Die Erntehelfer ziehen weiter

Schwierige Tarifverhandlungen für Saisonarbeiter in der Landwirtschaft

  • Anke Engelmann
  • Lesedauer: 2 Min.
Wenn die Spargelsaison beginnt, ist es wieder soweit: Hunderttausende Erntehelfer, überwiegend aus dem mittel- und osteuropäischen Ausland, kommen nach Deutschland, um in der Landwirtschaft zu arbeiten. Oftmals für einen Hungerlohn.

»Junge dynamische Rumänen suchen Saisonarbeit in der Landwirtschaft oder als Aushilfsarbeiter«, lautet eine Anzeige auf einer Internetseite zum Thema Spargel. Derer gibt es viele: 291 000 überwiegend ausländische Saisonarbeitskräfte waren Ende vergangenen Jahres in der Landwirtschaft tätig, weiß der Deutsche Bauernverband, die Bundesagentur für Arbeit (BA) meldet knapp 280 000. Die Quote ausländischer Arbeitnehmer darf bei der Ernte gewöhnlich 80 Prozent betragen, wenn sich zu wenige einheimische Erntehelfer finden, kann auf 90 erhöht werden. Die entsprechende Regelung hatte das Arbeitsministerium Ende vergangenen Jahres eingeführt, nachdem vor zwei Jahren ALG-II-Empfänger zur Erntehilfe zwangsverpflichtet worden waren und häufig die schwere Arbeit nicht durchhielten.

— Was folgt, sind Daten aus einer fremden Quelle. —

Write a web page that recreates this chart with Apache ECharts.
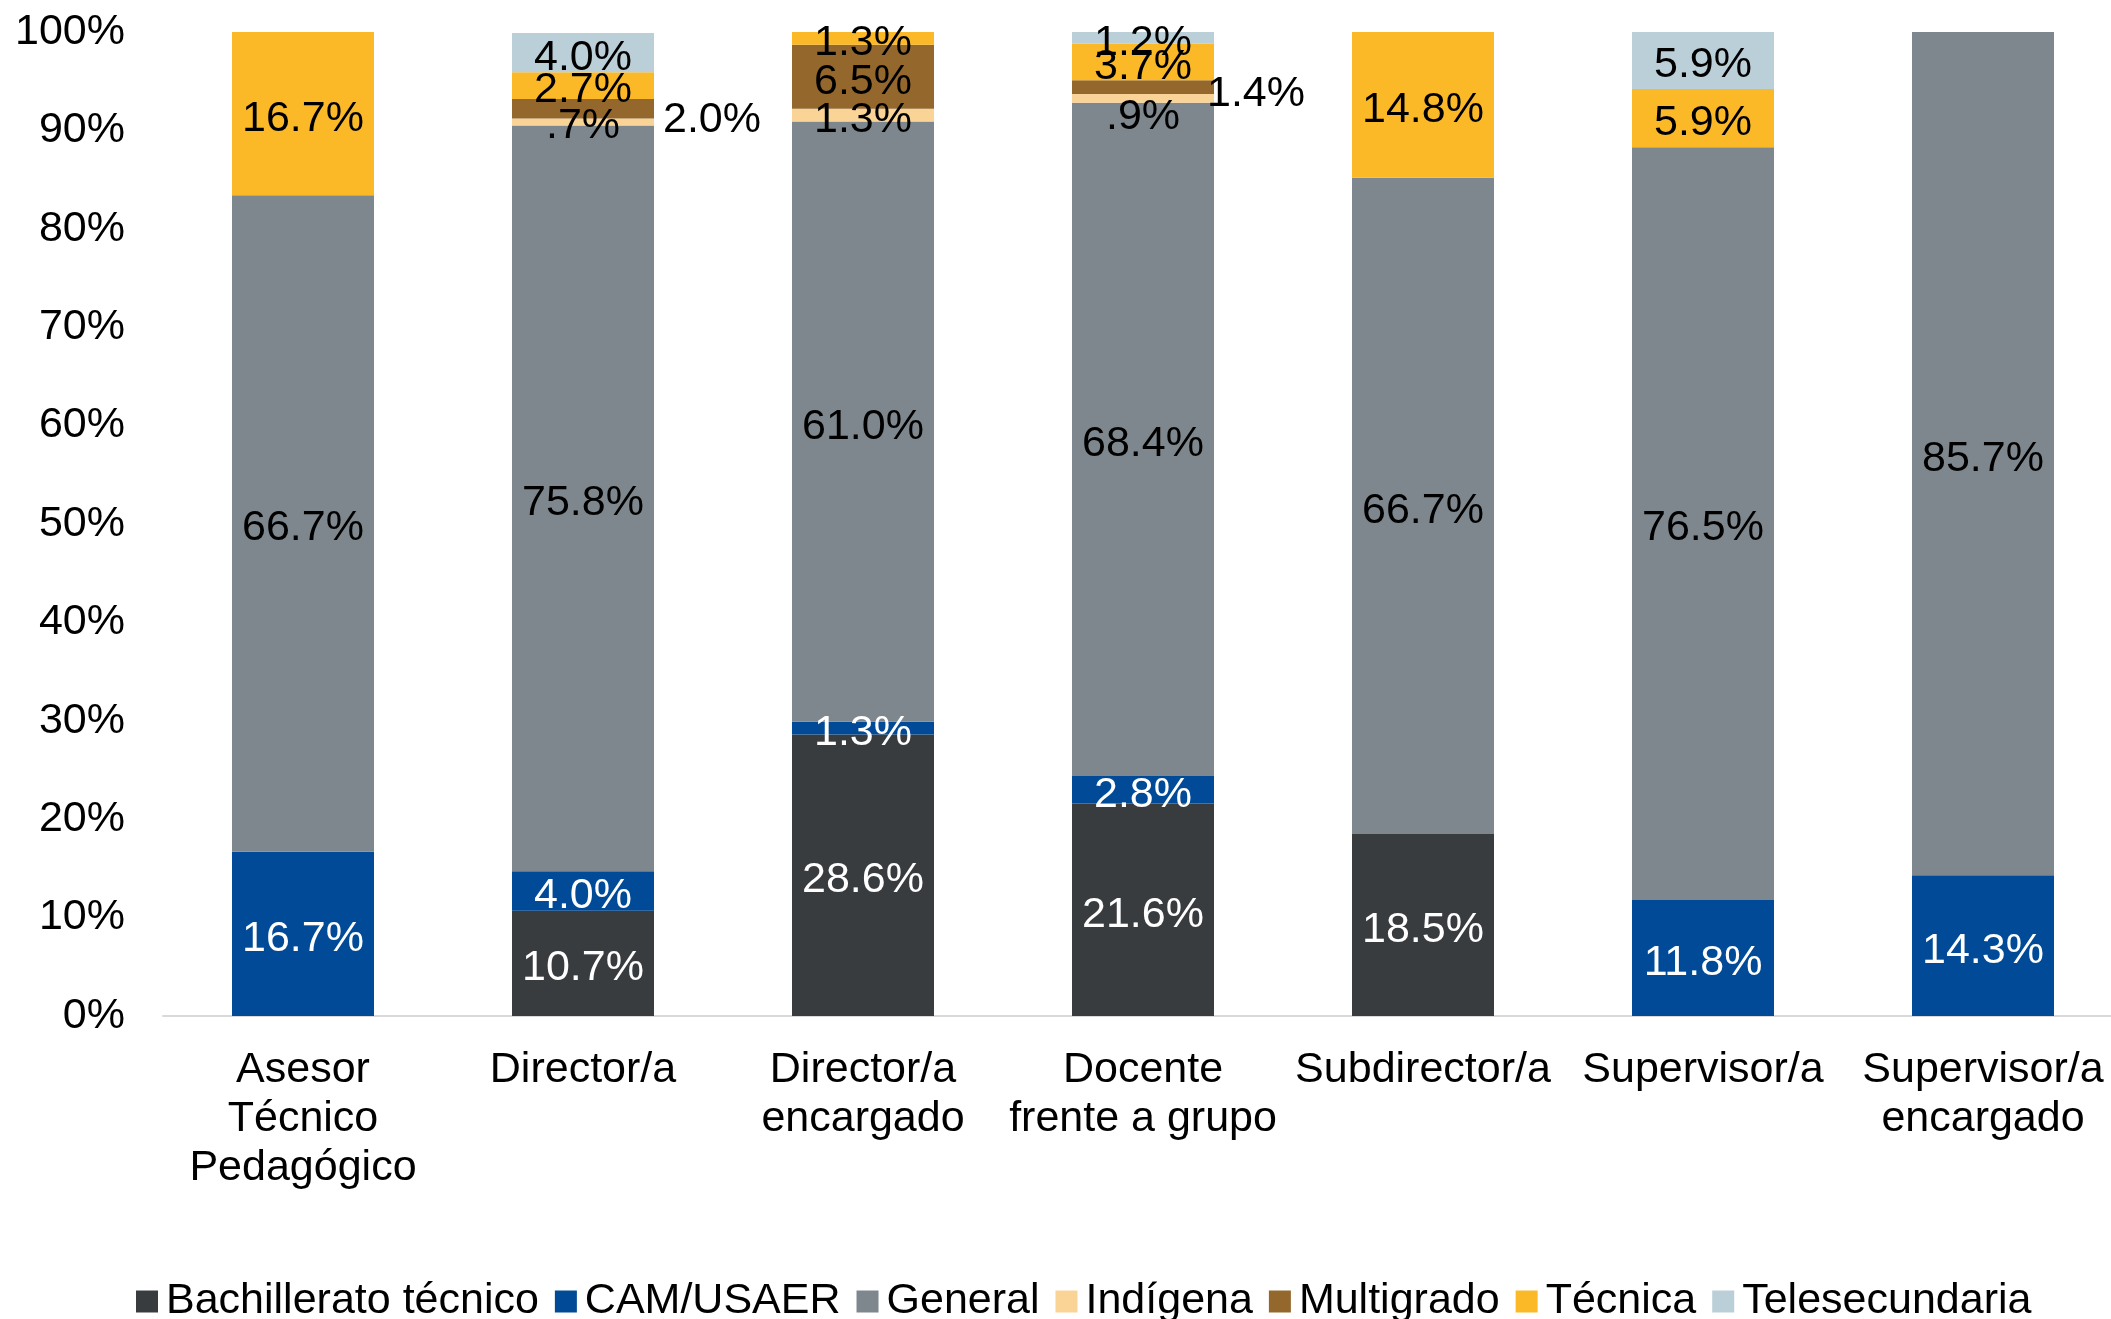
<!DOCTYPE html>
<html>
<head>
    <meta charset="UTF-8">
    <title>Gráfico de barras apiladas</title>
    <script src="https://cdn.jsdelivr.net/npm/echarts@6/dist/echarts.min.js"></script>
    <style>
        html, body {
            margin: 0;
            padding: 0;
            height: 100%;
            background: #fff;
        }
        #chart {
            width: 2111px;
            height: 1319px;
        }
    </style>
</head>
<body>
<div id="chart"></div>
<script>
    // categorías (con saltos de línea como en el original)
    var categories = [
        'Asesor\nTécnico\nPedagógico',
        'Director/a',
        'Director/a\nencargado',
        'Docente\nfrente a grupo',
        'Subdirector/a',
        'Supervisor/a',
        'Supervisor/a\nencargado'
    ];

    // valores en % por serie
    var bachillerato  = [null, 10.7, 28.6, 21.6, 18.5, null, null];
    var camUsaer      = [16.7, 4.0, 1.3, 2.8, null, 11.8, 14.3];
    var general       = [66.7, 75.8, 61.0, 68.4, 66.7, 76.5, 85.7];
    var indigena      = [null, 0.7, 1.3, 0.9, null, null, null];
    var multigrado    = [null, 2.0, 6.5, 1.4, null, null, null];
    var tecnica       = [16.7, 2.7, 1.3, 3.7, 14.8, 5.9, null];
    var telesecundaria = [null, 4.0, null, 1.2, null, 5.9, null];

    var yTicks = [0, 10, 20, 30, 40, 50, 60, 70, 80, 90, 100];

    var FONT = '"Liberation Sans", Arial, sans-serif';
    var FS = 43;

    // etiquetas desplazadas (como en Excel)
    var labelOffsets = {
        'Indígena': { 1: [0, 4], 3: [0, 19] },
        'Multigrado': { 1: [129, 11], 3: [113, 7] }
    };

    function fmt(p) {
        var v = p.value;
        if (v == null) return '';
        var s = v.toFixed(1);
        if (v < 1) s = s.replace(/^0/, '');
        return s + '%';
    }

    function makeSeries(name, values, color, labelColor) {
        var offs = labelOffsets[name] || {};
        return {
            name: name,
            type: 'bar',
            stack: 'total',
            barWidth: 142,
            itemStyle: { color: color },
            label: {
                show: true,
                position: 'inside',
                offset: [0, 5],
                color: labelColor,
                fontFamily: FONT,
                fontSize: FS,
                formatter: fmt
            },
            data: values.map(function (v, i) {
                if (offs[i]) {
                    return { value: v, label: { offset: offs[i] } };
                }
                return v;
            })
        };
    }

    var chart = echarts.init(document.getElementById('chart'));

    var option = {
        animation: false,
        textStyle: { fontFamily: FONT },
        grid: {
            left: 163,
            top: 32,
            width: 1960,
            height: 984,
            containLabel: false,
            outerBoundsMode: 'none'
        },
        legend: {
            left: 131,
            top: 1275,
            itemWidth: 22,
            itemHeight: 22,
            itemGap: 16,
            icon: 'rect',
            textStyle: {
                fontFamily: FONT,
                fontSize: FS,
                color: '#000',
                padding: [0, 0, 0, 3]
            },
            data: ['Bachillerato técnico', 'CAM/USAER', 'General', 'Indígena',
                'Multigrado', 'Técnica', 'Telesecundaria']
        },
        xAxis: {
            type: 'category',
            data: categories,
            axisLine: { lineStyle: { color: '#D9D9D9', width: 2 } },
            axisTick: { show: false },
            axisLabel: {
                interval: 0,
                margin: 30,
                fontFamily: FONT,
                fontSize: FS,
                lineHeight: 49,
                color: '#000'
            }
        },
        yAxis: {
            type: 'value',
            min: yTicks[0],
            max: yTicks[yTicks.length - 1],
            interval: 10,
            splitLine: { show: false },
            axisLine: { show: false },
            axisTick: { show: false },
            axisLabel: {
                margin: 38,
                padding: [5, 0, 0, 0],
                fontFamily: FONT,
                fontSize: FS,
                color: '#000',
                formatter: '{value}%'
            }
        },
        series: [
            makeSeries('Bachillerato técnico', bachillerato, '#393C3F', '#fff'),
            makeSeries('CAM/USAER', camUsaer, '#004A97', '#fff'),
            makeSeries('General', general, '#7E878D', '#000'),
            makeSeries('Indígena', indigena, '#FAD397', '#000'),
            makeSeries('Multigrado', multigrado, '#94682D', '#000'),
            makeSeries('Técnica', tecnica, '#FBB927', '#000'),
            makeSeries('Telesecundaria', telesecundaria, '#BBCFD8', '#000')
        ]
    };

    chart.setOption(option);
</script>
</body>
</html>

Schwere körperliche Belastung, bei gutem Wetter von früh bis spät, Unterbringung und Verpflegung direkt am Arbeitsort: Der Job als Erntehelfer ist nicht jedermanns Sache. Zumal der Verdienst nicht gerade üppig ausfällt. Alle regionalen Tarifverträge sind gekündigt, informiert die Industriegewerkschaft Bauen Agrar Umwelt (IG BAU). Der Lohn der von der Ar- beitsagentur vermittelten einheimischen und ausländischen Arbeitskräfte richtet sich deshalb nach dem ortsüblichen Durchschnitt: im Osten 6,35 Euro brutto pro Stunde, in den alten Bundesländern 7,94 Euro. Die Tarifverhandlungen werden regional geführt, einen Mindestlohn für Saisonarbeiter lehnt der Gesamtverband der Land- und Forstwirtschaftlichen Arbeitgeber strikt ab. »Das wird ein mühseliges und kleinteiliges Geschäft, bis verbindliche Löhne stehen«, sagt IG BAU-Sprecherin Sigrun Heil. Damit auch die Verbraucher sicher sein können, dass die Pflücker von Spargel, Kirschen oder Erdbeeren nicht mit Dumpinglöhnen bezahlt wurden, entwickelt die IG BAU zudem derzeit ein freiwilliges Gütesiegel.

Inzwischen bleiben den Bauern die Erntehelfer weg. 63 000 ausländische Saisonarbeitskräfte, ganze 22 Prozent, stornierten im vergangenen Jahr bei der Zentralen Auslandsvermittlung der BA. Vor allem die polnischen Arbeiter ziehen lieber weiter nach Großbritannien, Frankreich oder Belgien. Kein Wunder, denn in punkto Verdienst liegt die Bundesrepublik europaweit an viertschlechtester Stelle, so die IG BAU. Schließlich werden vom Lohn die Kosten für Unterkunft und Verpflegung abgezogen: im Schnitt etwa 400 Euro. In Belgien beispielsweise beträgt der Mindestlohn 7,84 Euro pro Stunde, die Abzüge liegen bei nicht über 50 Euro.

Um den Mangel zu kompensieren, der durch das Fernbleiben der polnischen Arbeiter entsteht, werden nicht etwa die Tarifverhandlungen forciert. Derzeit verhandele die BA mit der bulgarischen Arbeitsverwaltung, um Absprachen für den Einsatz bulgarischer Saisonkräfte zu treffen, teilt das Ministerium für Arbeit und Soziales mit.